Documento Giovani Turchi:utile confronto programmatico
«Abbiamo bisogno di un percorso largo e aperto, che ci permetta di ridefinire il progetto del Pd coinvolgendo militanti, elettori, cittadini, intellettuali, forze economiche e sociali. La proposta di un confronto programmatico, nella fase iniziale del percorso congressuale, ci sembra, in questo quadro, utile e condivisibile, per ricostruire un perimetro condiviso prima di avviare il processo di scelta della leadership e per evitare derive scissioniste». È il documento uscito dalla riunione dei giovani turchi, riuniti oggi alla Camera. Il ministro Andrea Orlando (che nella direzione del Pd di lunedì ha preso pubblicamente le distanze dal leader criticando la scelta di un congresso che parta subito), dal canto suo, ha detto di «approvare il segnale» che arriva da Fassino e Martina, perché «pone le condizioni per la costruzione di un fronte ampio a sostegno della ripresa del dialogo che scongiuri il rischio di scissione».

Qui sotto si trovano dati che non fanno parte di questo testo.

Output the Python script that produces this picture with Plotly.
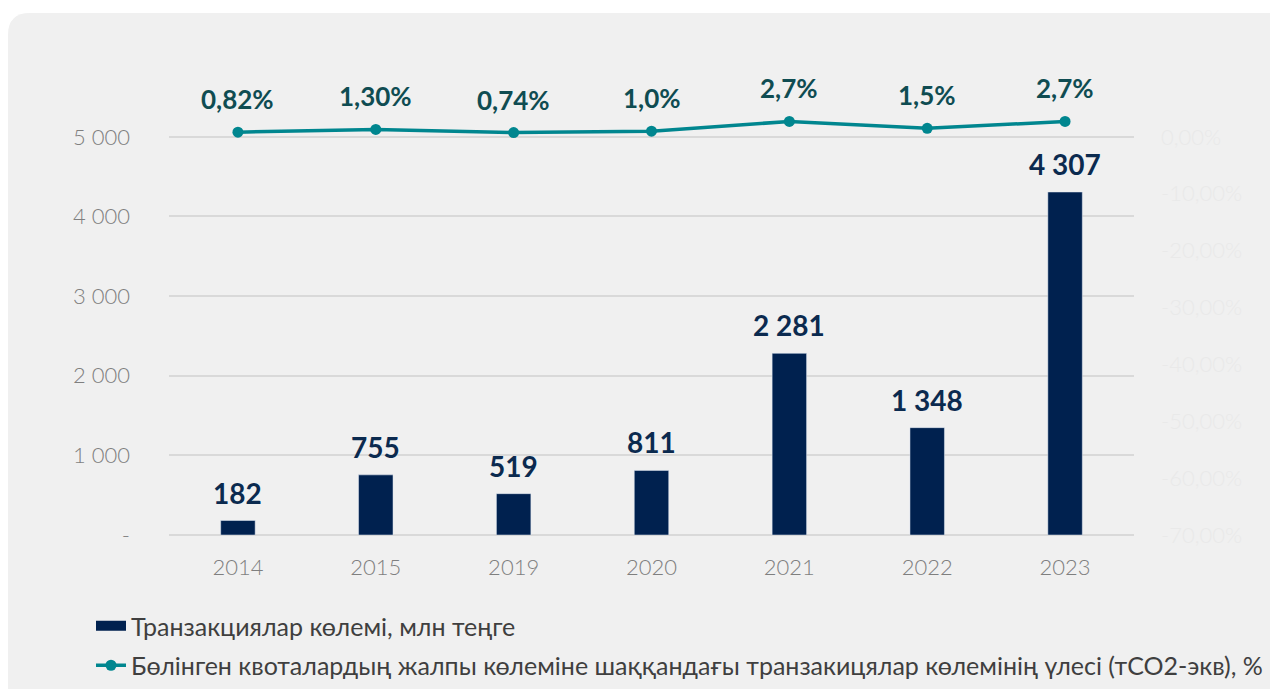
import re
import plotly.graph_objects as go

years = ["2014", "2015", "2019", "2020", "2021", "2022", "2023"]
volumes = [182, 755, 519, 811, 2281, 1348, 4307]
volume_labels = ["182", "755", "519", "811", "2 281", "1 348", "4 307"]
shares = [0.82, 1.30, 0.74, 1.0, 2.7, 1.5, 2.7]
share_labels = ["0,82%", "1,30%", "0,74%", "1,0%", "2,7%", "1,5%", "2,7%"]

y_ticks = [0, 1000, 2000, 3000, 4000, 5000]
y_ticktext = ["-", "1 000", "2 000", "3 000", "4 000", "5 000"]
y2_ticks = [0, -10, -20, -30, -40, -50, -60, -70]
y2_ticktext = ["0,00%", "-10,00%", "-20,00%", "-30,00%", "-40,00%", "-50,00%", "-60,00%", "-70,00%"]

bar_name = "Транзакциялар көлемі, млн теңге"
line_name = "Бөлінген квоталардың жалпы көлеміне шаққандағы транзакицялар көлемінің үлесі (тCO2-экв), %"

NAVY = "#00214f"
TEAL = "#00868f"
FONT = "Lato"

# page has an 8px body margin: figure coords = screen coords - 8
OFF = 8
W, H = 1278 - OFF, 689 - OFF
ml, mr, mt, mb = 169 - OFF, W - (1134 - OFF), 97 - OFF, H - (535 - OFF)

fig = go.Figure()
fig.add_trace(go.Bar(
    x=years, y=volumes, name=bar_name, marker_color=NAVY, width=0.25,
    legendgroup="a", showlegend=False, yaxis="y",
))
# legend proxy giving the wide bar swatch
fig.add_trace(go.Scatter(
    x=[None], y=[None], name=bar_name, mode="lines",
    line=dict(color=NAVY, width=10), legendgroup="a", yaxis="y",
))
fig.add_trace(go.Scatter(
    x=years, y=shares, name=line_name, mode="lines+markers",
    line=dict(color=TEAL, width=3.5), marker=dict(size=11, color=TEAL),
    legendgroup="b", yaxis="y2", cliponaxis=False,
))

# value labels (category index positions on the category axis)
for i, (v, t) in enumerate(zip(volumes, volume_labels)):
    fig.add_annotation(x=i, y=v, xref="x", yref="y", text=t, showarrow=False,
                       yshift=28, font=dict(family=FONT, size=28, color="#0b2a4f", weight="bold"))
for i, (v, t) in enumerate(zip(shares, share_labels)):
    fig.add_annotation(x=i, y=v, xref="x", yref="y2", text=t, showarrow=False,
                       yshift=33, font=dict(family=FONT, size=26, color="#0f4c52", weight="bold"))

# card background (in figure pixels)
x0, y0, x1, y1, r = 8 - OFF, 13 - OFF, 1300, 700, 22
path = (f"M{x0+r},{y0} L{x1-r},{y0} Q{x1},{y0} {x1},{y0+r} L{x1},{y1-r} Q{x1},{y1} {x1-r},{y1} "
        f"L{x0+r},{y1} Q{x0},{y1} {x0},{y1-r} L{x0},{y0+r} Q{x0},{y0} {x0+r},{y0} Z")
pw, ph = W - ml - mr, H - mt - mb
def conv(m):
    a, b = float(m.group(1)), float(m.group(2))
    return f"{(a - ml) / pw:.5f},{(H - mb - b) / ph:.5f}"
path_paper = re.sub(r"(-?[\d.]+),(-?[\d.]+)", conv, path)
fig.add_shape(type="path", path=path_paper, xref="paper", yref="paper",
              fillcolor="#f0f0f0", line=dict(width=0), layer="below")

fig.update_layout(
    width=W, height=H,
    margin=dict(l=ml, r=mr, t=mt, b=mb, autoexpand=False),
    paper_bgcolor="white", plot_bgcolor="rgba(0,0,0,0)",
    font=dict(family=FONT, color="#7f7f7f"),
    showlegend=True,
    legend=dict(
        x=(91 - OFF - ml) / pw, xanchor="left",
        y=(H - mb - (603 - OFF)) / ph, yanchor="top",
        orientation="v", tracegroupgap=4,
        font=dict(family=FONT, size=25, color="#3f3f3f"),
        bgcolor="rgba(0,0,0,0)", itemclick=False,
    ),
    xaxis=dict(
        type="category", range=[-0.5, len(years) - 0.5],
        showgrid=False, zeroline=False, showline=False,
        ticks="outside", ticklen=13, tickcolor="rgba(0,0,0,0)",
        tickfont=dict(family=FONT, size=22, color="#7f7f7f", weight=300),
    ),
    yaxis=dict(
        range=[0, 5500], tickvals=y_ticks, ticktext=y_ticktext,
        showgrid=True, gridcolor="#d9d9d9", gridwidth=1.5,
        zeroline=True, zerolinecolor="#d9d9d9", zerolinewidth=1.5,
        showline=False, ticklabelstandoff=38,
        tickfont=dict(family=FONT, size=22, color="#7f7f7f", weight=300),
    ),
    yaxis2=dict(
        range=[-70, 7], overlaying="y", side="right",
        tickvals=y2_ticks, ticktext=y2_ticktext,
        showgrid=False, zeroline=False, showline=False, ticklabelstandoff=26,
        tickfont=dict(family=FONT, size=22, color="#e9e9e9", weight=300),
    ),
)

fig.write_html("out.html")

Mediazione Martina-Fassina: Convenzione sia programmatica
La proposta di mediazione avanzata dal ministro Maurizio Martina e di Piero Fassino, prevede anch’essa che la Convenzione nazionale del Pd diventi «Convenzione programmatica» per «rafforzare» l’impegno comune e «conciliare in modo positivo e utile le esigenze emerse». Per i due autorevoli esponenti dem il Partito Democratico «deve rimanere una forza unitaria e deve saper superare questo momento con il contributo propositivo di tanti. Tutti coloro che credono nel Pd, e al Pd guardano con speranza, ci chiedono unità e non divisioni».

Zingaretti: un manifesto per restare uniti
Anche il presidente del Lazio Nicola Zingaretti lavora a una mediazione. «Io non voglio il Pd di Renzi o di Speranza o di Rossi o di Emiliano, voglio ancora il Pd che, proprio in quanto forte di obiettivi e valori comuni e condivisi, poi si dà una linea e una leadership e chiama tutti a sostenerle» ha dichiarato Zingaretti sull'Huffington Post. «Per questo - ha proseguito - forse pur nei tempi congressuali brevi che ci vogliamo dare, sarebbe importante preparare, approvare e accompagnare il congresso da un manifesto comune di valori e sfide condivise che - perimetrando un quadro chiaro - faccia sentire tutti a casa».